The bloom faded quickly. Early generosity—abolishing certain taxes, recalling exiles, staging lavish games—won him adoration and drained the fisc. A grave illness late in 37 or early 38 deepened volatility. Caligula embraced spectacle: a gilded bridge of boats across the Bay of Baiae, extravagant chariot races, and religious gestures that hinted at his own divinity. He humiliated senators, revived treason charges, and pursued costly building plans. Abroad, his policies were fitful: he celebrated imaginary triumphs and rattled the eastern provinces with demands and interventions. By 41, a conspiracy coalesced around Cassius Chaerea, a Praetorian officer whom Caligula had mocked. The assassination inside the palace spilled into the corridors of power, where panic and calculation crackled; the Praetorians soon discovered Claudius cowering and proclaimed him emperor.

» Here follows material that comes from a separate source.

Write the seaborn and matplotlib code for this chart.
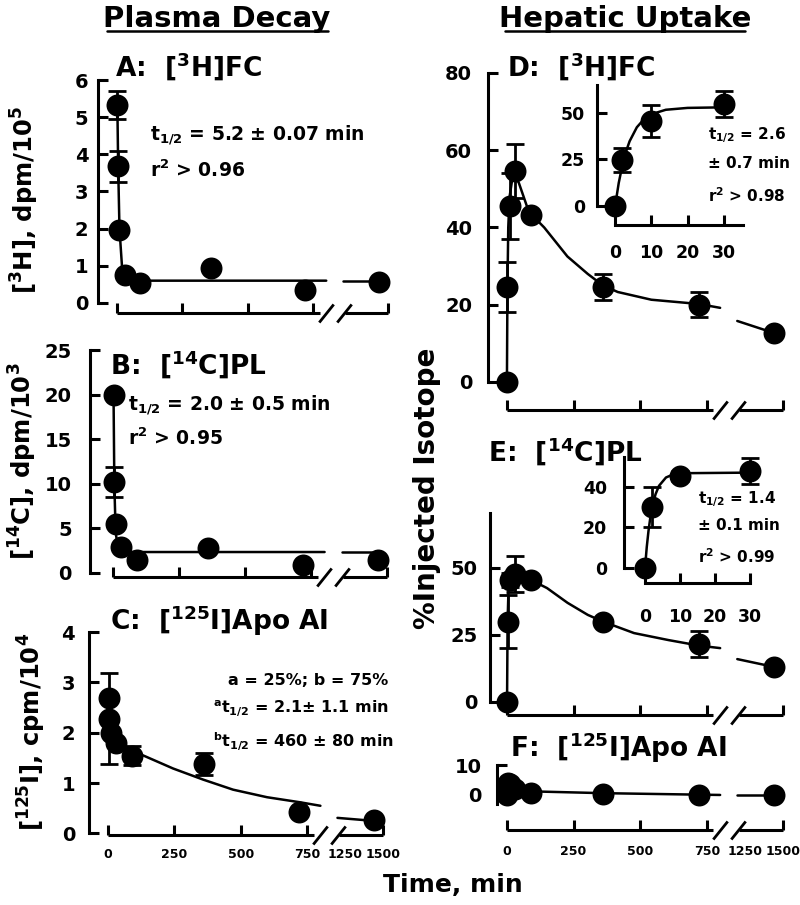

Caligula’s obstacles were personal and structural. Trauma, sudden power, and the intoxicating theater of monarchy shaped his choices. He relished the stage, treating empire as an audience to be stunned—by cruelty, generosity, or shock. He alienated the Senate, frightened equestrians, and failed to stabilize finances. Whether mad, performatively cruel, or simply unfit, he governed as if the imperial mask were his to discard at will.

His legacy is a warning embedded in the Julio-Claudian story. Caligula exposed how thin the Augustan façade could be, and how crucial the Praetorian Guard had become. His murder advertised that emperors reigned at the sufferance of soldiers near the palace doors. The dynasty survived because the machinery Augustus built—the guard, the bureaucracy, the Senate’s rituals—could quickly anoint a replacement. But the cost was clarity: adoption and image-making could not by themselves discipline an emperor who mistook applause for authority.